The Democratic convention, seeking to maintain an edge with social reformers, adopted a platform more aggressively favoring labor rights than any ever taken by the party prior to the American Civil War. It included resolutions denouncing corporations for depressing wages, compelling excessive hours from employees, and blacklisting labor organizers.

The convention scrambled political coalitions in the commonwealth; anti-Coalition, anti-prohibition, national Democrats fielded a separate ticket for the second consecutive year and a number of prominent Free Soilers including Charles Francis Adams Sr., John G. Palfrey, and Samuel Hoar opposed the new constitution. Catholic press also denounced the proposed constitution, which included a measure to block public funds from sectarian schools.
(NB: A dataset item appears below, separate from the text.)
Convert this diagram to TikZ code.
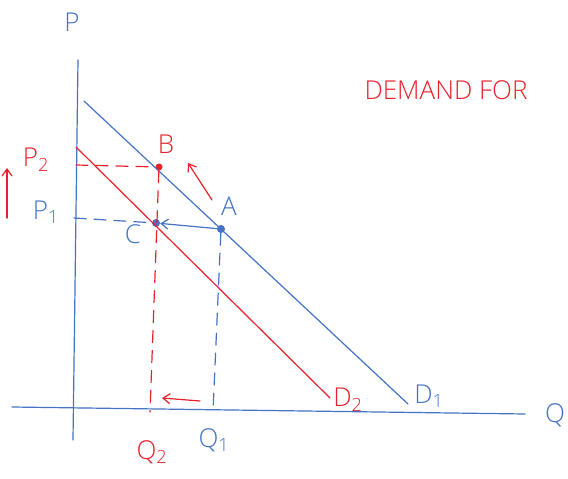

On the eve of the election, U.S. Attorney General Caleb Cushing issued a statement enjoining Democrats from further cooperation with anti-slavery forces or suffer the loss of federal patronage.

===Results===

1853 Massachusetts gubernatorial election
| Party |  | Candidate | Votes | % | ±% |
|---|---|---|---|---|---|
|  | Whig | Emory Washburn | 59,224 | 45.94% | +0.99 |
|  | Democratic | Henry W. Bishop | 35,086 | 27.22% | −0.78 |
|  | Free Soil | Henry Wilson | 29,020 | 22.51% | −4.03 |
|  | National Democratic | Bradford L. Wales | 5,477 | 4.25% | +3.99 |
|  | Write-in |  | 114 | 0.09% | −0.05 |
| Total votes |  |  | 128,921 | 100.00% |  |

==Legislative vote==
The Massachusetts House of Representatives certified the popular returns on January 9. Emory Washburn was the first candidate nominated for Governor with 187 votes. On a second ballot, Bradford Wales was nominated with 156 votes. In the Senate, Washburn defeated Wales with 29 out of 30 votes. (Note: The Senate was composed of 30 members, all of whom were in attendance. However, the source does not make clear whether the remaining Senator cast his vote for Wales or abstained.)